Malcolm Shaun Foyle, trading as S Foyle and Son, failed to report the incident to the Health and Safety Executive (HSE).
The driver sustained several injuries, including a shattered ankle, sheared tibia and fibia and head wounds in the incident, which took place in August 2017.
Swindon Magistrates' Court was told that the driver was helping to install a French drain -- a trench filled with gravel or rock or containing a perforated pipe, which redirects surface water and groundwater away from the area -- in a churchyard along with some roofing work.
The installation involved excavating a sump (a hole full of water), which would then be backfilled with aggregate.
As the driver was approaching the sump, he was unable to stop the 2.5 tonne dumper and drove into the excavation. He was tipped out of the vehicle and trapped beneath it.
The HSE found Foyle had no measures to prevent the excavation's collapse, anyone falling into it or vehicles being driven into it.

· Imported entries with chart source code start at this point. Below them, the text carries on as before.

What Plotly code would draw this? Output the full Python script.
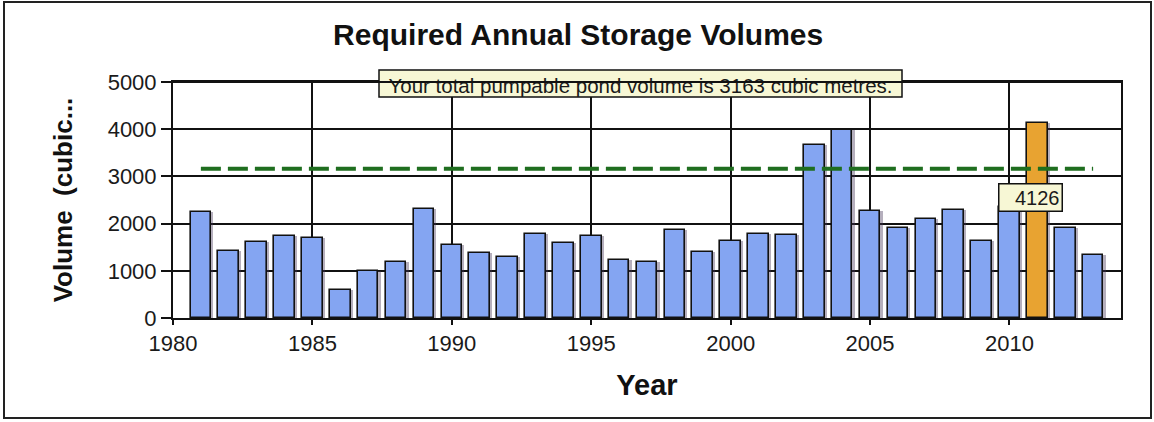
import plotly.graph_objects as go

# ---- data ----
years = list(range(1981, 2014))
volumes = [2240, 1420, 1610, 1735, 1695, 600, 990, 1185, 2320, 1540,
           1380, 1295, 1785, 1590, 1740, 1235, 1190, 1860, 1390, 1625,
           1785, 1750, 3660, 3990, 2260, 1905, 2090, 2295, 1630, 2350,
           4126, 1905, 1330]
pond_volume = 3163
highlight_year = 2011
chart_title = "Required Annual Storage Volumes"
x_title = "Year"
y_title = "Volume\u00a0 (cubic..."
x_ticks = [1980, 1985, 1990, 1995, 2000, 2005, 2010]
y_ticks = [0, 1000, 2000, 3000, 4000, 5000]

# ---- styles ----
FONT = "Arial, 'Liberation Sans', Helvetica, sans-serif"
BLUE = "#84A5F2"
ORANGE = "#E8A331"
GREEN = "#1F6E1F"
NOTE_BG = "#F7F7D5"
BAR_W = 0.74

W, H = 1154, 422
L, R, T, B = 173, 33, 82, 104
PW, PH = W - L - R, H - T - B


def px_x(px):
    return (px - L) / PW


def px_y(py):
    return (H - B - py) / PH


colors = [ORANGE if y == highlight_year else BLUE for y in years]
hi_val = volumes[years.index(highlight_year)]

fig = go.Figure()

# bar shadow
fig.add_trace(go.Bar(
    x=years, y=volumes, width=BAR_W, offset=-BAR_W / 2 + 0.08,
    marker=dict(color="rgba(70,55,90,0.4)", line=dict(width=0)),
    hoverinfo="skip", showlegend=False,
))
# bars
fig.add_trace(go.Bar(
    x=years, y=volumes, width=BAR_W, offset=-BAR_W / 2,
    marker=dict(color=colors, line=dict(color="#111111", width=1.6)),
    showlegend=False,
))
# pond volume line
fig.add_trace(go.Scatter(
    x=[years[0], years[-1]], y=[pond_volume, pond_volume], mode="lines",
    line=dict(color=GREEN, width=4, dash="20px,7px"),
    showlegend=False, hoverinfo="skip",
))

fig.update_layout(
    width=W, height=H,
    margin=dict(l=L, r=R, t=T, b=B),
    paper_bgcolor="white", plot_bgcolor="white",
    barmode="overlay", bargap=0,
    font=dict(family=FONT, color="#1a1a1a"),
    title=dict(text="<b>" + chart_title + "</b>", xref="container", x=0.501,
               xanchor="center", yref="container", y=1 - 34 / H,
               yanchor="middle", font=dict(size=30, family=FONT, color="#111")),
    xaxis=dict(
        range=[1980, 2014], tickmode="array", tickvals=x_ticks,
        ticktext=[str(t) for t in x_ticks],
        showgrid=True, gridcolor="#111", gridwidth=2,
        showline=True, linecolor="#111", linewidth=2, mirror=True,
        ticks="outside", ticklen=5, tickwidth=2, tickcolor="#111",
        zeroline=False, tickfont=dict(size=22, family=FONT, color="#1a1a1a"),
        title=dict(text="<b>" + x_title + "</b>", standoff=19,
                   font=dict(size=29, family=FONT, color="#111")),
    ),
    yaxis=dict(
        range=[0, 5000], tickmode="array", tickvals=y_ticks,
        ticktext=[str(t) for t in y_ticks],
        showgrid=True, gridcolor="#111", gridwidth=2,
        showline=True, linecolor="#111", linewidth=2, mirror=True,
        ticks="outside", ticklen=10, tickwidth=2, tickcolor="#111",
        zeroline=False, tickfont=dict(size=22, family=FONT, color="#1a1a1a"),
        title=dict(text="<b>" + y_title + "</b>", standoff=28,
                   font=dict(size=26, family=FONT, color="#111")),
    ),
    shapes=[
        # outer chart frame
        dict(type="rect", xref="paper", yref="paper", layer="below",
             x0=px_x(4), x1=px_x(1151), y0=px_y(418), y1=px_y(2),
             line=dict(color="#222", width=2), fillcolor="rgba(0,0,0,0)"),
        # note box
        dict(type="rect", xref="paper", yref="paper", layer="above",
             x0=px_x(379), x1=px_x(902), y0=px_y(97), y1=px_y(70),
             line=dict(color="#111", width=1.5), fillcolor=NOTE_BG,
             label=dict(text="Your total pumpable pond volume is %d cubic metres." % pond_volume,
                        textposition="middle center",
                        font=dict(size=20.5, family=FONT, color="#1a1a1a"))),
        # plot-area top border drawn over the note
        dict(type="line", xref="paper", yref="paper", layer="above",
             x0=0, x1=1, y0=1, y1=1, line=dict(color="#111", width=2)),
    ],
    annotations=[
        dict(x=highlight_year - 0.24, y=2555, xref="x", yref="y",
             text=str(hi_val), showarrow=False, xanchor="center", yanchor="middle",
             bgcolor=NOTE_BG, bordercolor="#111", borderwidth=1.5, borderpad=2,
             width=58, height=22, align="right",
             font=dict(size=20, family=FONT, color="#1a1a1a")),
    ],
)

fig.write_html("out.html")
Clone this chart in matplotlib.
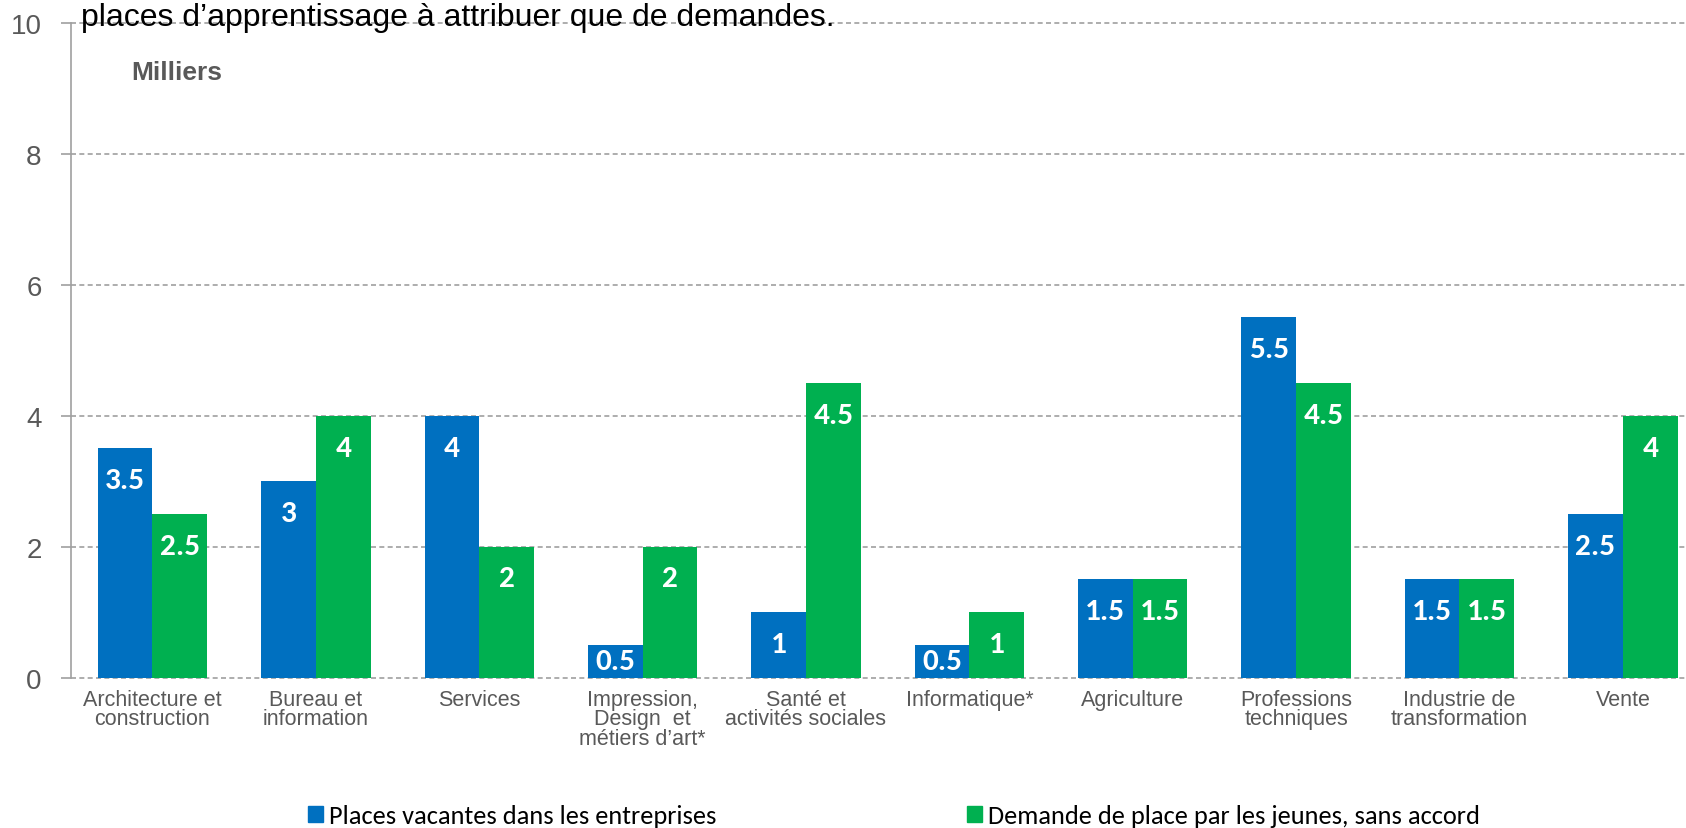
import matplotlib
matplotlib.use("Agg")
import matplotlib.pyplot as plt
import numpy as np
from matplotlib.patches import Patch

categories = ["Architecture et\nconstruction", "Bureau et\ninformation", "Services",
              "Impression,\nDesign  et\nmétiers d’art*", "Santé et\nactivités sociales",
              "Informatique*", "Agriculture", "Professions\ntechniques",
              "Industrie de\ntransformation", "Vente"]
places_vacantes = [3.5, 3, 4, 0.5, 1, 0.5, 1.5, 5.5, 1.5, 2.5]
demandes = [2.5, 4, 2, 2, 4.5, 1, 1.5, 4.5, 1.5, 4]
series_names = ["Places vacantes dans les entreprises",
                "Demande de place par les jeunes, sans accord"]
yticks = [0, 2, 4, 6, 8, 10]

BLUE = "#0070C0"
GREEN = "#00B050"
GRAY = "#595959"

fig = plt.figure(figsize=(16.86, 8.29), dpi=100)
ax = fig.add_axes([0.042, 0.1815, 0.969, 0.79])
ax.set_xlim(-0.5, 9.5)
ax.set_ylim(0, 10)

x = np.arange(len(categories))
w = 0.335
b1 = ax.bar(x - w / 2, places_vacantes, w, color=BLUE, zorder=3)
b2 = ax.bar(x + w / 2, demandes, w, color=GREEN, zorder=3)

ax.set_yticks(yticks)
ax.yaxis.grid(True, linestyle=(0, (3, 2)), color="#A0A0A0", linewidth=1.2, zorder=0)
for gl in ax.get_ygridlines():
    gl.set_clip_on(False)
ax.set_axisbelow(True)
for s in ["top", "right", "bottom"]:
    ax.spines[s].set_visible(False)
ax.spines["left"].set_color("#A0A0A0")
ax.spines["left"].set_linewidth(1.2)
ax.tick_params(axis="y", colors="#A0A0A0", labelcolor=GRAY, length=7, width=1.2,
               labelsize=20, pad=14)
for lab in ax.get_yticklabels():
    lab.set_fontfamily("Liberation Sans")
ax.tick_params(axis="x", length=0, pad=8)
ax.set_xticks(x)
ax.set_xticklabels(categories, fontfamily="Liberation Sans", fontsize=15.5, color=GRAY,
                   linespacing=0.91, va="top")

pts_per_unit = 0.79 * 8.29 * 72 / 10
for bars, vals in ((b1, places_vacantes), (b2, demandes)):
    for rect, v in zip(bars, vals):
        off = min(23, v * pts_per_unit / 2)
        ax.annotate(f"{v:g}", (rect.get_x() + rect.get_width() / 2, v),
                    xytext=(0, -off), textcoords="offset points",
                    ha="center", va="center", color="white", fontweight="bold",
                    fontsize=22.5, fontfamily="Carlito", zorder=4)

fig.text(0.0478, 0.969, "places d’apprentissage à attribuer que de demandes.",
         fontfamily="Liberation Sans", fontsize=23, color="black", va="baseline")
fig.text(0.078, 0.912, "Milliers", fontfamily="Liberation Sans", fontsize=19,
         fontweight="bold", color=GRAY, va="center")

handles = [Patch(color=BLUE), Patch(color=GREEN)]
fig.legend(handles, series_names, loc="center left", bbox_to_anchor=(308 / 1686, 0.0145),
           ncol=2, frameon=False, columnspacing=9.5, handlelength=0.55, handleheight=0.55,
           handletextpad=0.25, borderpad=0, borderaxespad=0,
           prop={"family": "Carlito", "size": 19})

fig.savefig("out.png", dpi=100)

The builder pleaded guilty to breaching s 2(1) of the Health and Safety at Work Act and reg 4(1) of the Reporting of Injuries, Diseases and Dangerous Occurrences Regulations 2013. Foyle has been fined £1,685 and must pay £1,166 costs.
In March 2010, Foyle was ordered to pay £3,000 in fines and prosecution costs after two of his employees fell from the upper storey of a building when a temporary work platform collapsed above a stairwell during work in Salisbury on 15 August 2018. One of the workers sustained a fracture.